## Begin

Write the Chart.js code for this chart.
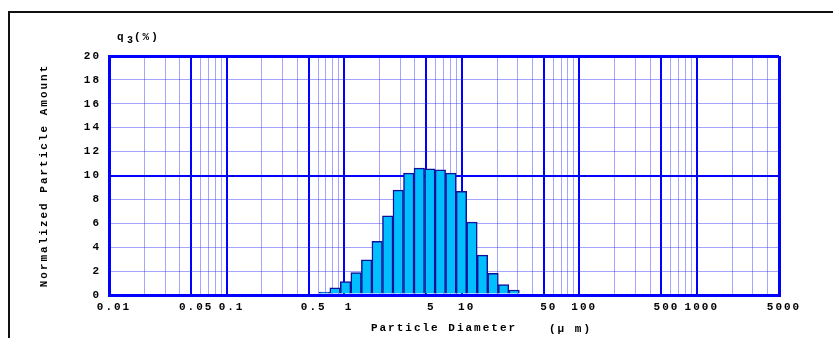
<!DOCTYPE html>
<html>
<head>
<meta charset="utf-8">
<script src="https://cdn.jsdelivr.net/npm/chart.js@4"></script>
<style>
  html, body { margin: 0; padding: 0; background: #fff; }
  canvas { display: block; }
</style>
</head>
<body>
<canvas id="psd" width="833" height="338"></canvas>
<script>
// bin centres (um) and q3 (%)
const diameters = [0.681, 0.837, 1.029, 1.264, 1.554, 1.910, 2.348, 2.885, 3.546, 4.358,
                   5.358, 6.585, 8.094, 9.95, 12.23, 15.03, 18.48, 22.71, 27.91];
const q3 = [0.25, 0.59, 1.12, 1.88, 2.95, 4.49, 6.63, 8.77, 10.2, 10.62,
            10.56, 10.48, 10.2, 8.68, 6.1, 3.34, 1.82, 0.87, 0.42];

const majorTicks = [0.01, 0.05, 0.1, 0.5, 1, 5, 10, 50, 100, 500, 1000, 5000];
const minorTicks = [0.02, 0.03, 0.04, 0.06, 0.07, 0.08, 0.09,
                    0.2, 0.3, 0.4, 0.6, 0.7, 0.8, 0.9,
                    2, 3, 4, 6, 7, 8, 9,
                    20, 30, 40, 60, 70, 80, 90,
                    200, 300, 400, 600, 700, 800, 900,
                    2000, 3000, 4000];

const BLUE = '#0000ff';
const LIGHT = 'rgba(40, 40, 255, 0.42)';
const FONT = 'Liberation Mono, Courier New, monospace';

const spacing = {
  id: 'spacing',
  beforeLayout(chart) { chart.ctx.letterSpacing = '2px'; },
  beforeDraw(chart) {
    const ctx = chart.ctx;
    ctx.letterSpacing = '2px';
    ctx.save();
    ctx.fillStyle = '#fff';
    ctx.fillRect(0, 0, chart.width, chart.height);
    // outer frame
    ctx.strokeStyle = '#111';
    ctx.lineWidth = 2;
    ctx.beginPath();
    ctx.moveTo(9, chart.height);
    ctx.lineTo(9, 12);
    ctx.lineTo(chart.width, 12);
    ctx.stroke();
    ctx.restore();
  },
  afterDraw(chart) {
    const ctx = chart.ctx;
    const a = chart.chartArea;
    ctx.save();
    ctx.fillStyle = '#000';
    ctx.textBaseline = 'alphabetic';
    ctx.letterSpacing = '1px';
    ctx.font = 'bold 11px ' + FONT;
    ctx.fillText('q', a.left + 8, a.top - 16);
    ctx.font = 'bold 10px ' + FONT;
    ctx.fillText('3', a.left + 18, a.top - 13);
    ctx.letterSpacing = '2px';
    ctx.font = 'bold 11px ' + FONT;
    ctx.fillText('(%)', a.left + 25, a.top - 16);
    ctx.fillText('(\u03bc m)', 549, 332);
    ctx.restore();
  }
};

new Chart(document.getElementById('psd'), {
  type: 'bar',
  data: {
    datasets: [{
      data: diameters.map((d, i) => ({ x: d, y: q3[i] })),
      backgroundColor: '#00bfff',
      borderColor: '#10109a',
      borderWidth: 1.5,
      barPercentage: 1,
      categoryPercentage: 1
    }]
  },
  options: {
    responsive: false,
    animation: false,
    layout: { padding: { top: 56, right: 54, left: 0, bottom: 0 } },
    plugins: {
      legend: { display: false },
      tooltip: { enabled: false }
    },
    scales: {
      x: {
        type: 'logarithmic',
        min: 0.01,
        max: 5000,
        offset: false,
        afterBuildTicks: axis => { axis.ticks = majorTicks.map(v => ({ value: v })); },
        afterFit: axis => { axis.height = 43; },
        ticks: {
          autoSkip: false,
          maxRotation: 0,
          padding: 6,
          labelOffset: 5,
          color: '#000',
          font: { family: FONT, size: 11, weight: 'bold' },
          callback: v => String(v)
        },
        grid: {
          offset: false,
          drawTicks: false,
          color: BLUE,
          lineWidth: ctx => (ctx.index === 0 || ctx.index === majorTicks.length - 1) ? 3 : 2
        },
        border: { display: true, color: BLUE, width: 3 },
        title: {
          display: true,
          text: 'Particle Diameter',
          color: '#000',
          font: { family: FONT, size: 11, weight: 'bold' },
          padding: { top: 0, bottom: 3 }
        }
      },
      xMinor: {
        type: 'logarithmic',
        axis: 'x',
        position: 'bottom',
        min: 0.01,
        max: 5000,
        offset: false,
        afterBuildTicks: axis => { axis.ticks = minorTicks.map(v => ({ value: v })); },
        afterFit: axis => { axis.height = 0; },
        ticks: { display: false },
        grid: { offset: false, drawTicks: false, color: LIGHT, lineWidth: 1 },
        border: { display: false }
      },
      y: {
        min: 0,
        max: 20,
        afterFit: axis => { axis.width = 109; },
        ticks: {
          stepSize: 2,
          padding: 8,
          color: '#000',
          font: { family: FONT, size: 11, weight: 'bold' }
        },
        grid: {
          drawTicks: false,
          color: ctx => (ctx.tick.value % 10 === 0) ? BLUE : LIGHT,
          lineWidth: ctx => ctx.tick.value === 10 ? 2 : (ctx.tick.value % 20 === 0 ? 3 : 1)
        },
        border: { display: true, color: BLUE, width: 3 },
        title: {
          display: true,
          text: 'Normalized Particle Amount',
          color: '#000',
          font: { family: FONT, size: 11, weight: 'bold' },
          padding: { top: 38, bottom: 0 }
        }
      }
    }
  },
  plugins: [spacing]
});
</script>
</body>
</html>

## End

### WHAT TO DO
Skip the images and write out the rest of the listing exactly.

### ANSWER TO THE PROBLEM
Write the Chart.js code for this chart.
<!DOCTYPE html>
<html>
<head>
<meta charset="utf-8">
<script src="https://cdn.jsdelivr.net/npm/chart.js@4"></script>
<style>
  html, body { margin: 0; padding: 0; background: #fff; }
  canvas { display: block; }
</style>
</head>
<body>
<canvas id="psd" width="833" height="338"></canvas>
<script>
// bin centres (um) and q3 (%)
const diameters = [0.681, 0.837, 1.029, 1.264, 1.554, 1.910, 2.348, 2.885, 3.546, 4.358,
                   5.358, 6.585, 8.094, 9.95, 12.23, 15.03, 18.48, 22.71, 27.91];
const q3 = [0.25, 0.59, 1.12, 1.88, 2.95, 4.49, 6.63, 8.77, 10.2, 10.62,
            10.56, 10.48, 10.2, 8.68, 6.1, 3.34, 1.82, 0.87, 0.42];

const majorTicks = [0.01, 0.05, 0.1, 0.5, 1, 5, 10, 50, 100, 500, 1000, 5000];
const minorTicks = [0.02, 0.03, 0.04, 0.06, 0.07, 0.08, 0.09,
                    0.2, 0.3, 0.4, 0.6, 0.7, 0.8, 0.9,
                    2, 3, 4, 6, 7, 8, 9,
                    20, 30, 40, 60, 70, 80, 90,
                    200, 300, 400, 600, 700, 800, 900,
                    2000, 3000, 4000];

const BLUE = '#0000ff';
const LIGHT = 'rgba(40, 40, 255, 0.42)';
const FONT = 'Liberation Mono, Courier New, monospace';

const spacing = {
  id: 'spacing',
  beforeLayout(chart) { chart.ctx.letterSpacing = '2px'; },
  beforeDraw(chart) {
    const ctx = chart.ctx;
    ctx.letterSpacing = '2px';
    ctx.save();
    ctx.fillStyle = '#fff';
    ctx.fillRect(0, 0, chart.width, chart.height);
    // outer frame
    ctx.strokeStyle = '#111';
    ctx.lineWidth = 2;
    ctx.beginPath();
    ctx.moveTo(9, chart.height);
    ctx.lineTo(9, 12);
    ctx.lineTo(chart.width, 12);
    ctx.stroke();
    ctx.restore();
  },
  afterDraw(chart) {
    const ctx = chart.ctx;
    const a = chart.chartArea;
    ctx.save();
    ctx.fillStyle = '#000';
    ctx.textBaseline = 'alphabetic';
    ctx.letterSpacing = '1px';
    ctx.font = 'bold 11px ' + FONT;
    ctx.fillText('q', a.left + 8, a.top - 16);
    ctx.font = 'bold 10px ' + FONT;
    ctx.fillText('3', a.left + 18, a.top - 13);
    ctx.letterSpacing = '2px';
    ctx.font = 'bold 11px ' + FONT;
    ctx.fillText('(%)', a.left + 25, a.top - 16);
    ctx.fillText('(\u03bc m)', 549, 332);
    ctx.restore();
  }
};

new Chart(document.getElementById('psd'), {
  type: 'bar',
  data: {
    datasets: [{
      data: diameters.map((d, i) => ({ x: d, y: q3[i] })),
      backgroundColor: '#00bfff',
      borderColor: '#10109a',
      borderWidth: 1.5,
      barPercentage: 1,
      categoryPercentage: 1
    }]
  },
  options: {
    responsive: false,
    animation: false,
    layout: { padding: { top: 56, right: 54, left: 0, bottom: 0 } },
    plugins: {
      legend: { display: false },
      tooltip: { enabled: false }
    },
    scales: {
      x: {
        type: 'logarithmic',
        min: 0.01,
        max: 5000,
        offset: false,
        afterBuildTicks: axis => { axis.ticks = majorTicks.map(v => ({ value: v })); },
        afterFit: axis => { axis.height = 43; },
        ticks: {
          autoSkip: false,
          maxRotation: 0,
          padding: 6,
          labelOffset: 5,
          color: '#000',
          font: { family: FONT, size: 11, weight: 'bold' },
          callback: v => String(v)
        },
        grid: {
          offset: false,
          drawTicks: false,
          color: BLUE,
          lineWidth: ctx => (ctx.index === 0 || ctx.index === majorTicks.length - 1) ? 3 : 2
        },
        border: { display: true, color: BLUE, width: 3 },
        title: {
          display: true,
          text: 'Particle Diameter',
          color: '#000',
          font: { family: FONT, size: 11, weight: 'bold' },
          padding: { top: 0, bottom: 3 }
        }
      },
      xMinor: {
        type: 'logarithmic',
        axis: 'x',
        position: 'bottom',
        min: 0.01,
        max: 5000,
        offset: false,
        afterBuildTicks: axis => { axis.ticks = minorTicks.map(v => ({ value: v })); },
        afterFit: axis => { axis.height = 0; },
        ticks: { display: false },
        grid: { offset: false, drawTicks: false, color: LIGHT, lineWidth: 1 },
        border: { display: false }
      },
      y: {
        min: 0,
        max: 20,
        afterFit: axis => { axis.width = 109; },
        ticks: {
          stepSize: 2,
          padding: 8,
          color: '#000',
          font: { family: FONT, size: 11, weight: 'bold' }
        },
        grid: {
          drawTicks: false,
          color: ctx => (ctx.tick.value % 10 === 0) ? BLUE : LIGHT,
          lineWidth: ctx => ctx.tick.value === 10 ? 2 : (ctx.tick.value % 20 === 0 ? 3 : 1)
        },
        border: { display: true, color: BLUE, width: 3 },
        title: {
          display: true,
          text: 'Normalized Particle Amount',
          color: '#000',
          font: { family: FONT, size: 11, weight: 'bold' },
          padding: { top: 38, bottom: 0 }
        }
      }
    }
  },
  plugins: [spacing]
});
</script>
</body>
</html>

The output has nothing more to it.